* begin MATERIAL PROVIDED *
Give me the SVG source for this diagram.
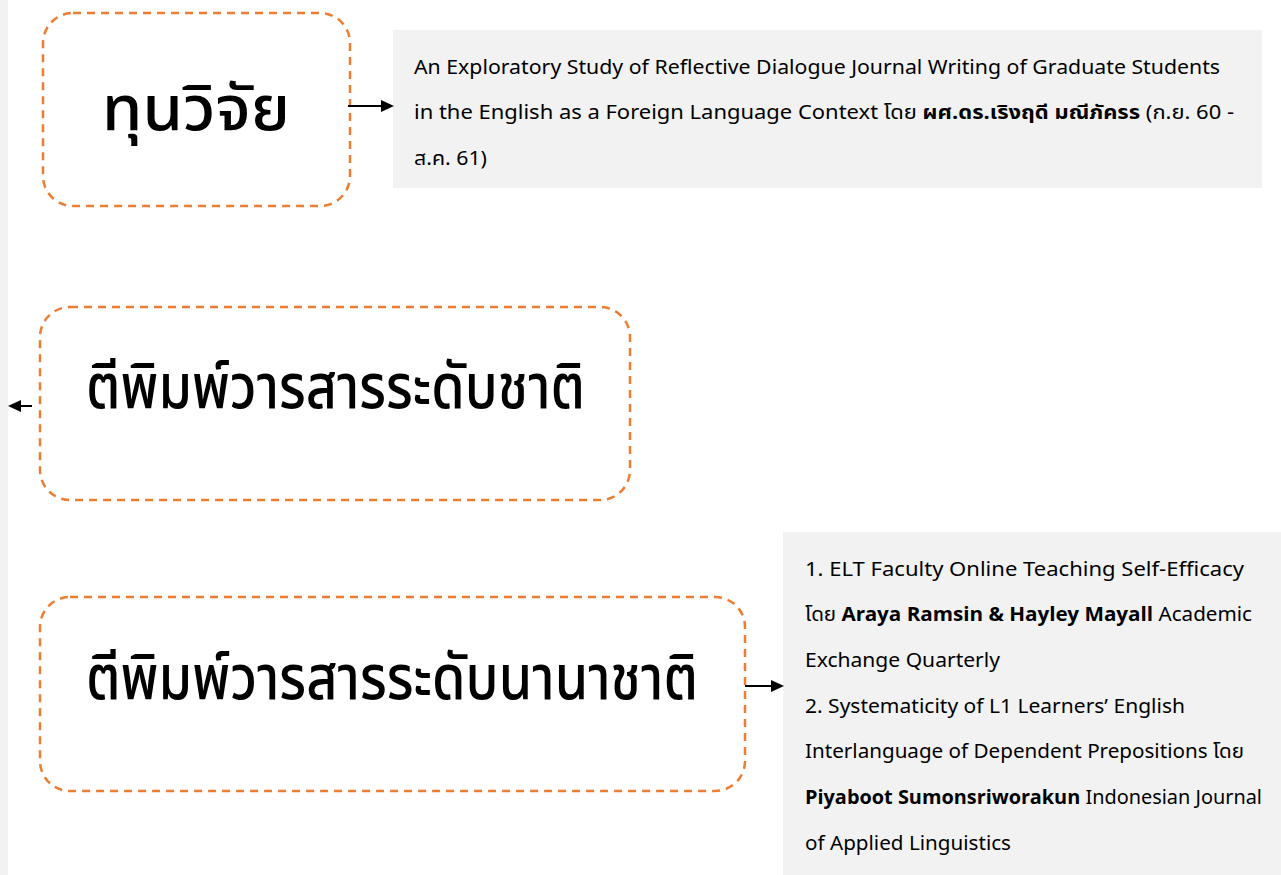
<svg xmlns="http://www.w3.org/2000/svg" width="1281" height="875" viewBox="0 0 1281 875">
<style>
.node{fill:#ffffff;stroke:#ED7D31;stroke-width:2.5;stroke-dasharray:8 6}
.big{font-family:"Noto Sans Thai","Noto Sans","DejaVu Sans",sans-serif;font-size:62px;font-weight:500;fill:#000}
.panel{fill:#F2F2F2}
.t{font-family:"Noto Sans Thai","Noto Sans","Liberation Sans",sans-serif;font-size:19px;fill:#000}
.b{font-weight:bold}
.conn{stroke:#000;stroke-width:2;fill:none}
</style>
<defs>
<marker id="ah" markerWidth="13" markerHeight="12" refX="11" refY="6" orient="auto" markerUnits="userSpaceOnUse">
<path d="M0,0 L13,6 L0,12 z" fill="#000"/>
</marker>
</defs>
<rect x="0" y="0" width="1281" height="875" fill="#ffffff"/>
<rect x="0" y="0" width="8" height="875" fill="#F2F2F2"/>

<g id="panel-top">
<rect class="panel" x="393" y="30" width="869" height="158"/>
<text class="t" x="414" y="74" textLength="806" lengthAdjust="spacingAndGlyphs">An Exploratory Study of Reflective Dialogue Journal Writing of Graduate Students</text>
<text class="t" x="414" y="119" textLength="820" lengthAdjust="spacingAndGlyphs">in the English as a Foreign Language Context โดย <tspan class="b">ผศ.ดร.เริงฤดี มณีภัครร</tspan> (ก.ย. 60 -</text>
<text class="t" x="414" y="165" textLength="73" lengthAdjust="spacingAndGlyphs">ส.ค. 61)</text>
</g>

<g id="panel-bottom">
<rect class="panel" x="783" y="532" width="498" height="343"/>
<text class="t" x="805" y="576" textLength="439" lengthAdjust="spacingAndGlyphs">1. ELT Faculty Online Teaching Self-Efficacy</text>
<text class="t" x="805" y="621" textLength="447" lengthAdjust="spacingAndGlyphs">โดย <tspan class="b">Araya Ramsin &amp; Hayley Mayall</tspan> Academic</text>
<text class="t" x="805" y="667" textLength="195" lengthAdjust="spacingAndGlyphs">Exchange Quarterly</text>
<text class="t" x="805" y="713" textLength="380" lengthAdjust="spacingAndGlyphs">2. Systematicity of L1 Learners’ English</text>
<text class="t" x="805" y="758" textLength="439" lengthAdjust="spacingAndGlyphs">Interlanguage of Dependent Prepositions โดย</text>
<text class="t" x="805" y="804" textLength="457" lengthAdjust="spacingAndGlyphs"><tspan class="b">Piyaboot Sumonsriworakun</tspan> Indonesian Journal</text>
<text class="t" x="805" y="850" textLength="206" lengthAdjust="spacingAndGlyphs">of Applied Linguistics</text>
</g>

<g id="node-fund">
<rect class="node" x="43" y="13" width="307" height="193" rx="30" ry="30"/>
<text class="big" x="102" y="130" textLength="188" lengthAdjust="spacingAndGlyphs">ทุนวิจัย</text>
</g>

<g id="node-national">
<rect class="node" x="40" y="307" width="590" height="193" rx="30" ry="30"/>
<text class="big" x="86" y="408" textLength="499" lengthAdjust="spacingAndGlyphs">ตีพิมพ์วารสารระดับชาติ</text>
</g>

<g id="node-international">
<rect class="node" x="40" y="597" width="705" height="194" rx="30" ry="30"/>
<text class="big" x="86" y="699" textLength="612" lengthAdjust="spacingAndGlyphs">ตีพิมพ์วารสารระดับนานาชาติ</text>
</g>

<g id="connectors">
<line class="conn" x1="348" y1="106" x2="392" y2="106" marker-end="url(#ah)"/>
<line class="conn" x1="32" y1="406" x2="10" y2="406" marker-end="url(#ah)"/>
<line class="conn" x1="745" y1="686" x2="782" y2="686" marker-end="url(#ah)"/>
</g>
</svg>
* end MATERIAL PROVIDED *
WORK TO COMPLETE:
Give every line back word for word and leave the pictures out.

RESULT:
Give me the SVG source for this diagram.
<svg xmlns="http://www.w3.org/2000/svg" width="1281" height="875" viewBox="0 0 1281 875">
<style>
.node{fill:#ffffff;stroke:#ED7D31;stroke-width:2.5;stroke-dasharray:8 6}
.big{font-family:"Noto Sans Thai","Noto Sans","DejaVu Sans",sans-serif;font-size:62px;font-weight:500;fill:#000}
.panel{fill:#F2F2F2}
.t{font-family:"Noto Sans Thai","Noto Sans","Liberation Sans",sans-serif;font-size:19px;fill:#000}
.b{font-weight:bold}
.conn{stroke:#000;stroke-width:2;fill:none}
</style>
<defs>
<marker id="ah" markerWidth="13" markerHeight="12" refX="11" refY="6" orient="auto" markerUnits="userSpaceOnUse">
<path d="M0,0 L13,6 L0,12 z" fill="#000"/>
</marker>
</defs>
<rect x="0" y="0" width="1281" height="875" fill="#ffffff"/>
<rect x="0" y="0" width="8" height="875" fill="#F2F2F2"/>

<g id="panel-top">
<rect class="panel" x="393" y="30" width="869" height="158"/>
<text class="t" x="414" y="74" textLength="806" lengthAdjust="spacingAndGlyphs">An Exploratory Study of Reflective Dialogue Journal Writing of Graduate Students</text>
<text class="t" x="414" y="119" textLength="820" lengthAdjust="spacingAndGlyphs">in the English as a Foreign Language Context โดย <tspan class="b">ผศ.ดร.เริงฤดี มณีภัครร</tspan> (ก.ย. 60 -</text>
<text class="t" x="414" y="165" textLength="73" lengthAdjust="spacingAndGlyphs">ส.ค. 61)</text>
</g>

<g id="panel-bottom">
<rect class="panel" x="783" y="532" width="498" height="343"/>
<text class="t" x="805" y="576" textLength="439" lengthAdjust="spacingAndGlyphs">1. ELT Faculty Online Teaching Self-Efficacy</text>
<text class="t" x="805" y="621" textLength="447" lengthAdjust="spacingAndGlyphs">โดย <tspan class="b">Araya Ramsin &amp; Hayley Mayall</tspan> Academic</text>
<text class="t" x="805" y="667" textLength="195" lengthAdjust="spacingAndGlyphs">Exchange Quarterly</text>
<text class="t" x="805" y="713" textLength="380" lengthAdjust="spacingAndGlyphs">2. Systematicity of L1 Learners’ English</text>
<text class="t" x="805" y="758" textLength="439" lengthAdjust="spacingAndGlyphs">Interlanguage of Dependent Prepositions โดย</text>
<text class="t" x="805" y="804" textLength="457" lengthAdjust="spacingAndGlyphs"><tspan class="b">Piyaboot Sumonsriworakun</tspan> Indonesian Journal</text>
<text class="t" x="805" y="850" textLength="206" lengthAdjust="spacingAndGlyphs">of Applied Linguistics</text>
</g>

<g id="node-fund">
<rect class="node" x="43" y="13" width="307" height="193" rx="30" ry="30"/>
<text class="big" x="102" y="130" textLength="188" lengthAdjust="spacingAndGlyphs">ทุนวิจัย</text>
</g>

<g id="node-national">
<rect class="node" x="40" y="307" width="590" height="193" rx="30" ry="30"/>
<text class="big" x="86" y="408" textLength="499" lengthAdjust="spacingAndGlyphs">ตีพิมพ์วารสารระดับชาติ</text>
</g>

<g id="node-international">
<rect class="node" x="40" y="597" width="705" height="194" rx="30" ry="30"/>
<text class="big" x="86" y="699" textLength="612" lengthAdjust="spacingAndGlyphs">ตีพิมพ์วารสารระดับนานาชาติ</text>
</g>

<g id="connectors">
<line class="conn" x1="348" y1="106" x2="392" y2="106" marker-end="url(#ah)"/>
<line class="conn" x1="32" y1="406" x2="10" y2="406" marker-end="url(#ah)"/>
<line class="conn" x1="745" y1="686" x2="782" y2="686" marker-end="url(#ah)"/>
</g>
</svg>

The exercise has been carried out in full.